The Need to Tinker

July 1, 2007
When high-school graduates can't read a ruler, you know the construction trades have a big problem attracting talent.

Finding, keeping and training good talent has been one of the electrical industry's evergreen issues. The benefits of working for electrical distributors are often lost on graduates of high school or college dreaming of big-dollar jobs with Fortune 500 companies or starting up the next YouTube or Google.

As tough as it is for electrical distributors to attract good employees, their customers have it even harder. Electrical contractors and other end users who require employees to work with their hands are faced with a generation of potential employees who look down on professions that require manual labor.

Today's graduates may be amazingly fast at typing out text messages with their thumbs or maneuvering the joysticks on the controllers for their X-Boxes, but they may not have ever handled a hammer or screwdriver. If they don't learn how to do it at home, they may not be learning it at school, either. High schools offer fewer shop classes, and students are less likely to attend vo-tech schools.

Because of this scenario, finding workers to replace aging baby boomers is a big-time problem for electrical contractors. According to an article in Electrical Construction and Maintenance (EC&M) magazine, a local union shop for the International Brotherhood of Electrical Workers (IBEW) in New Jersey will lose approximately 500 qualified journeymen electricians in the next five to six years, and the business manager there says they will be very tough to replace. Another EC&M article reported that by the year 2014, the national need for electrical workers will increase to more than 734,000 — 78,000 more than are currently employed in the field.

Tony Burr, president of Sonepar's U.S. business, and subject of this month's cover story (page 26), has a unique perspective on the problem his customers are having with finding workers, because he has seen the issue from both sides of the Atlantic, having spent much of his career in the European distribution industry.

“The big issue is the lack of qualified talent,” he says. “The education system has let us down badly.

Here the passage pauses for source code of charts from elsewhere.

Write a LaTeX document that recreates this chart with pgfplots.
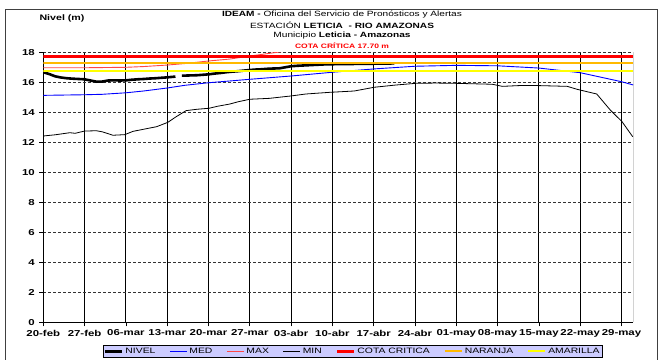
\documentclass[border=0pt]{standalone}
\usepackage{pgfplots}
\pgfplotsset{compat=1.18}
\usepackage{fontspec}
\setmainfont{Liberation Sans}[FakeStretch=1.33]
\definecolor{naranja}{RGB}{255,185,0}
\definecolor{amarilla}{RGB}{255,255,0}
\definecolor{legbg}{RGB}{204,204,255}
\definecolor{maxred}{RGB}{255,70,70}
\pgfplotstableread{
x y
0 16.67
1 16.55
2 16.40
3 16.32
4 16.27
5 16.24
6 16.22
7 16.20
8 16.12
9 16.04
10 16.05
11 16.12
12 16.13
13 16.12
14 16.13
15 16.17
16 16.20
17 16.22
18 16.25
19 16.27
20 16.30
21 16.33
22.4 16.38
23 nan
23.5 16.44
25 16.46
26 16.47
27 16.50
28 16.53
29 16.58
30 16.62
31 16.67
32 16.71
33 16.74
34 16.78
35 16.82
36 16.85
37 16.87
38 16.90
39 16.92
40 16.93
41 17.00
42 17.07
43 17.10
44 17.12
45 17.14
46 17.16
47 17.18
48 17.20
50 17.21
52 17.22
54 17.23
56 17.24
58 17.25
59.5 17.26
}\nivel
\pgfplotstableread{
x y
0 15.13
7 15.17
10 15.20
14 15.30
17 15.42
21 15.62
24 15.80
28 15.97
35 16.20
42 16.42
49 16.67
56 16.89
63 17.07
70 17.13
77 17.10
84 16.95
91 16.64
98 16.04
100 15.82
}\med
\pgfplotstableread{
x y
0 16.97
7 16.97
14 17.00
17 17.05
21 17.15
24 17.25
28 17.42
31.6 17.55
35 17.75
40 18.02
45 18.30
50 18.50
}\maxs
\pgfplotstableread{
x y
0 12.42
2 12.50
4.5 12.64
5.4 12.60
7 12.75
9 12.77
10 12.70
11.8 12.47
13.8 12.51
15.2 12.73
17 12.87
19.2 13.04
21.1 13.33
22.5 13.70
24.2 14.11
26 14.20
28.1 14.27
29.5 14.40
31.6 14.55
33 14.70
35 14.87
38.3 14.93
42 15.09
44.5 15.22
48.5 15.33
52.7 15.42
56.1 15.67
59.8 15.82
63.1 15.93
66.5 15.95
69.9 15.93
76.1 15.87
77.8 15.73
80.6 15.78
84 15.78
88.8 15.73
90.5 15.53
93.8 15.22
96.1 14.15
98.1 13.37
99.9 12.37
}\mins
\begin{document}
\begin{tikzpicture}[x=1pt,y=1pt]
\useasboundingbox (0,0) rectangle (660,359);
\draw[black!75, line width=0.8pt] (5,-2) -- (5,349.7) -- (657,349.7) -- (657,-2);
\node[font=\bfseries\fontsize{8}{10}\selectfont] at (62,340.5) {Nivel (m)};
\node[font=\fontsize{7.6}{10}\selectfont] at (342,344.5) {\textbf{IDEAM -} Oficina del Servicio de Pronósticos y Alertas};
\node[font=\fontsize{7.6}{10}\selectfont] at (342,334) {ESTACIÓN \textbf{LETICIA \ - RIO AMAZONAS}};
\node[font=\fontsize{7.6}{10}\selectfont] at (342,323.5) {Municipio \textbf{Leticia - Amazonas}};
\node[font=\bfseries\fontsize{6.4}{9}\selectfont, text=red] at (342,313.5) {COTA CRÍTICA 17.70 m};
\begin{axis}[
  at={(43.3pt,36.7pt)}, anchor=south west,
  scale only axis, width=590pt, height=270pt,
  xmin=0, xmax=100, ymin=0, ymax=18,
  axis lines*=left,
  axis line style={black, line width=0.8pt},
  xtick={0,7,...,98},
  xticklabels={20-feb,27-feb,06-mar,13-mar,20-mar,27-mar,03-abr,10-abr,17-abr,24-abr,01-may,08-may,15-may,22-may,29-may},
  ytick={0,2,...,18},
  /pgf/number format/assume math mode=true,
  tick align=outside, major tick length=4pt,
  tick style={black, line width=0.8pt},
  ticklabel style={font=\bfseries\fontsize{8.6}{10}\selectfont},
  yticklabel style={xshift=-1pt},
  xmajorgrids, x grid style={black, line width=0.9pt},
  ymajorgrids, y grid style={black!80, densely dashed, line width=0.6pt},
  clip=true,
  legend columns=7,
  legend style={at={(axis description cs:0.101,-0.084)}, anchor=north west,
    fill=legbg, draw=black, line width=0.6pt, font=\fontsize{7.8}{9}\selectfont,
    inner sep=0.6pt, /tikz/every even column/.append style={column sep=12pt}},
]
\addplot[black, line width=2.6pt, unbounded coords=jump] table {\nivel};
\addlegendentry{NIVEL}
\addplot[blue, line width=0.9pt] table {\med};
\addlegendentry{MED}
\addplot[maxred, line width=0.9pt] table {\maxs};
\addlegendentry{MAX}
\addplot[black, line width=0.8pt] table {\mins};
\addlegendentry{MIN}
\addplot[red, line width=2.6pt] coordinates {(0,17.7) (100,17.7)};
\addlegendentry{COTA CRITICA}
\addplot[naranja, line width=1.8pt] coordinates {(0,17.27) (100,17.27)};
\addlegendentry{NARANJA}
\addplot[amarilla, line width=2pt] coordinates {(0,16.77) (100,16.77)};
\addlegendentry{AMARILLA}
\draw[gray, line width=0.8pt] (rel axis cs:1,0) -- (rel axis cs:1,1);
\end{axis}
\end{tikzpicture}
\end{document}
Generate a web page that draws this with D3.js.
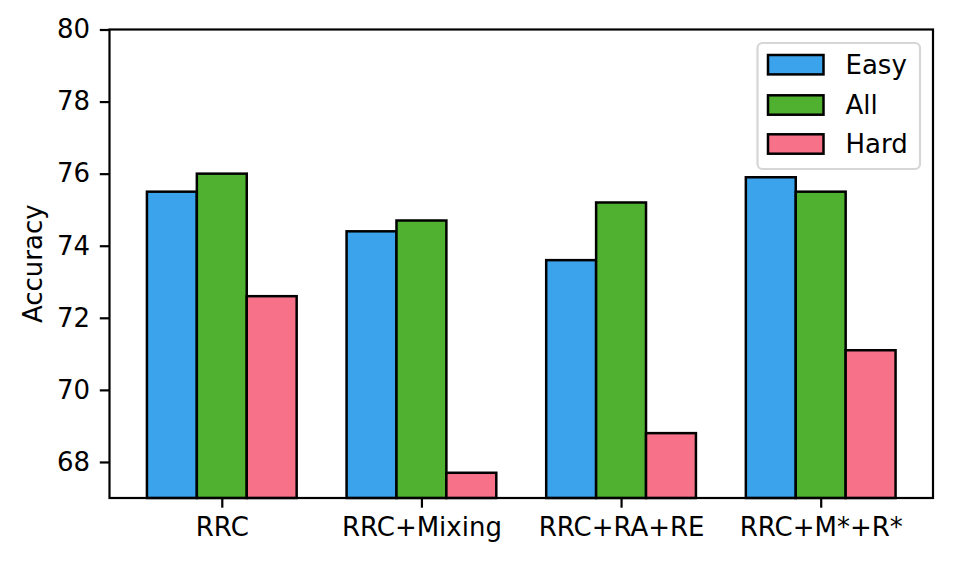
<!DOCTYPE html>
<html>
<head>
<meta charset="utf-8">
<script src="https://cdn.jsdelivr.net/npm/d3@7"></script>
<style>
  body { margin: 0; background: #fff; }
  text { font-family: "DejaVu Sans", sans-serif; fill: #000; }
</style>
</head>
<body>
<script>
//chart data
var categories = ["RRC", "RRC+Mixing", "RRC+RA+RE", "RRC+M*+R*"];
var seriesNames = ["Easy", "All", "Hard"];
var easyValues = [75.5, 74.4, 73.6, 75.9];
var allValues = [76.0, 74.7, 75.2, 75.5];
var hardValues = [72.6, 67.7, 68.8, 71.1];
var yTicks = [68, 70, 72, 74, 76, 78, 80];

var seriesValues = [easyValues, allValues, hardValues];
var colors = ["#3ba3ec", "#50b131", "#f77189"];

window.onload = drawChart();

function drawChart(){
    var width = 953,
        height = 563;
    var left = 109.5, right = 933, top = 29.5, bottom = 498;
    var fontSize = 26;

    var svg = d3.select("body")
        .append("svg")
        .attr("width", width)
        .attr("height", height);

    //matplotlib style bar positions: groups at 0..n-1, bar width 0.25
    var barW = 0.25;
    var x = d3.scaleLinear()
        .domain([-0.5625, categories.length - 1 + 0.5625])
        .range([left, right]);

    var y = d3.scaleLinear()
        .domain([67, 80])
        .range([bottom, top]);

    //bars
    seriesValues.forEach(function(vals, s){
        svg.append("g")
            .selectAll("rect")
            .data(vals)
            .enter()
            .append("rect")
            .attr("x", function(d, i){ return x(i + (s - 1) * barW - barW / 2); })
            .attr("width", x(barW) - x(0))
            .attr("y", function(d){ return y(d); })
            .attr("height", function(d){ return y(67) - y(d); })
            .attr("fill", colors[s])
            .attr("stroke", "#000")
            .attr("stroke-width", 2.5);
    });

    //y axis
    var yAxis = svg.append("g")
        .attr("transform", "translate(" + left + ",0)")
        .call(d3.axisLeft(y).tickValues(yTicks).tickSize(9.7).tickPadding(9.7).tickFormat(d3.format("d")));
    yAxis.select(".domain").remove();
    yAxis.selectAll("line").attr("stroke-width", 2.2);
    yAxis.selectAll("text").attr("font-size", fontSize).attr("font-family", "DejaVu Sans");

    //x axis
    var xAxis = svg.append("g")
        .attr("transform", "translate(0," + bottom + ")")
        .call(d3.axisBottom(x).tickValues(d3.range(categories.length)).tickSize(9.7).tickPadding(9.7)
            .tickFormat(function(d){ return categories[d]; }));
    xAxis.select(".domain").remove();
    xAxis.selectAll("line").attr("stroke-width", 2.2);
    xAxis.selectAll("text").attr("font-size", fontSize).attr("font-family", "DejaVu Sans");

    //frame
    svg.append("rect")
        .attr("x", left)
        .attr("y", top)
        .attr("width", right - left)
        .attr("height", bottom - top)
        .attr("fill", "none")
        .attr("stroke", "#000")
        .attr("stroke-width", 2.2);

    //y label
    svg.append("text")
        .attr("transform", "translate(42," + ((top + bottom) / 2) + ") rotate(-90)")
        .attr("text-anchor", "middle")
        .attr("font-size", fontSize)
        .text("Accuracy");

    //legend
    var legend = svg.append("g");
    legend.append("rect")
        .attr("x", 757.5)
        .attr("y", 43)
        .attr("width", 162.5)
        .attr("height", 126)
        .attr("rx", 5)
        .attr("fill", "#fff")
        .attr("fill-opacity", 0.8)
        .attr("stroke", "#d6d6d6")
        .attr("stroke-width", 2.2);

    var rowY = [64.7, 105, 144];
    seriesNames.forEach(function(name, s){
        legend.append("rect")
            .attr("x", 768)
            .attr("y", rowY[s] - 9.7)
            .attr("width", 55.5)
            .attr("height", 19.4)
            .attr("fill", colors[s])
            .attr("stroke", "#000")
            .attr("stroke-width", 2.5);
        legend.append("text")
            .attr("x", 845.5)
            .attr("y", rowY[s])
            .attr("dy", "0.36em")
            .attr("font-size", fontSize)
            .text(name);
    });
}
</script>
</body>
</html>
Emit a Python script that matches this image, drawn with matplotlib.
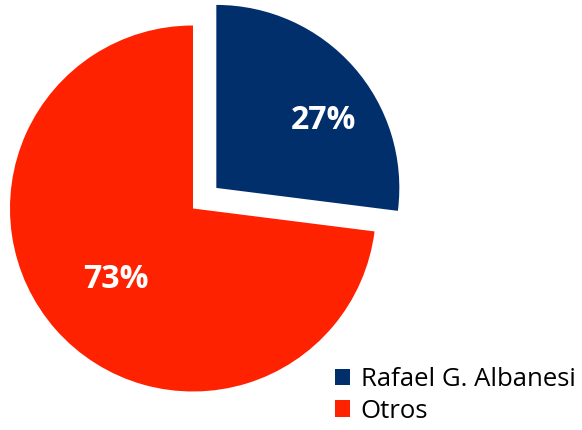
import numpy as np
import matplotlib
matplotlib.use('Agg')
import matplotlib.pyplot as plt

# datos del grafico
etiquetas = ['Rafael G. Albanesi', 'Otros']
valores = [27, 73]
colores = ['#002F6C', '#FF2200']
explotar = [0.17, 0]

plt.rcParams['font.family'] = ['Open Sans', 'DejaVu Sans']

fig = plt.figure(figsize=(5.82, 4.3), dpi=100)
ax = fig.add_axes([0, 0, 1, 1])

wedges, texts, autotexts = ax.pie(valores, colors=colores, explode=explotar,
                                  startangle=90, counterclock=False, radius=1,
                                  autopct='%d%%', pctdistance=0.6,
                                  textprops=dict(color='white', fontsize=23,
                                                 fontweight='bold'))

# mover las etiquetas dentro de cada porcion
dist = [0.70, 0.56]
giro = [-8, 0]
for w, t, d, g in zip(wedges, autotexts, dist, giro):
    ang = np.deg2rad((w.theta1 + w.theta2) / 2 + g)
    cx, cy = w.center
    t.set_position((cx + d * np.cos(ang), cy + d * np.sin(ang) - 0.015))

ax.set_aspect('equal')
ax.set_xlim(-1.0546, 2.1257)
ax.set_ylim(-1.2104, 1.1393)
ax.axis('off')

ax.legend(wedges, etiquetas, loc='lower right', bbox_to_anchor=(1.0, 0.0),
          bbox_transform=fig.transFigure, frameon=False, fontsize=18.5,
          handlelength=0.6, handleheight=0.6, handletextpad=0.4,
          labelspacing=0.25, borderpad=0.15, borderaxespad=0.1)

fig.savefig('out.png', dpi=100)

It's not as bad in the States as it is in Europe. There is probably a 30 percent shortage of electricians in Europe.”

One solution to this global problem may come from John Ratzenberger, the actor who played Cliff Claven, the know-it-all mail carrier in the Cheers television series. Ratzenberger is a busy guy. Along with appearing recently on “Dancing With the Stars,” and providing the voices for animated characters on Pixar's stable of computer-generated cartoons, he is executive producer and host of the Travel Channel's “John Ratzenberger's Made in America” and the co-founder of the Nuts, Bolts & Thingamajigs Foundation (NBTF), a charitable organization dedicated to introducing young people to the pleasures of tinkering.

Said Ratzenberger in a recent radio interview, “Kids aren't tinkering. Without tinkerers there are no inventors, and without inventors, there is no industry and there is no one to operate the lathe. The average factory worker is 52 years old. Once the baby boomers go, that's it.

“High-school students can't even read a ruler. It's an industrial tsunami heading our way. Every industry starts with some invention. Those inventors started out as children tinkering.”

He wants high schools to educate students about the job opportunities in the manufacturing world. Ratzenberger believes media and Hollywood often portray manufacturing in a poor light, denigrating anyone who works with their hands. To help educate students, Ratzenberger and his Nuts, Bolts and Thingamajigs Foundation will sponsor a national Tinkering Day on Nov. 3 to help kids of all ages experience the satisfaction of using their own hands. More information is available at www.nutsandboltsfoundation.org

He hopes Tinkering Day and his foundation will help create the next generation of artisans, inventors, engineers, repairmen and skilled workers. “The manual arts have always taken precedence over the fine arts,” he says, “Somebody had to build a ceiling before Michelangelo could go to work.”

As someone who first learned how to work with tools from his father at his workbench, I think Ratzenberger is onto something.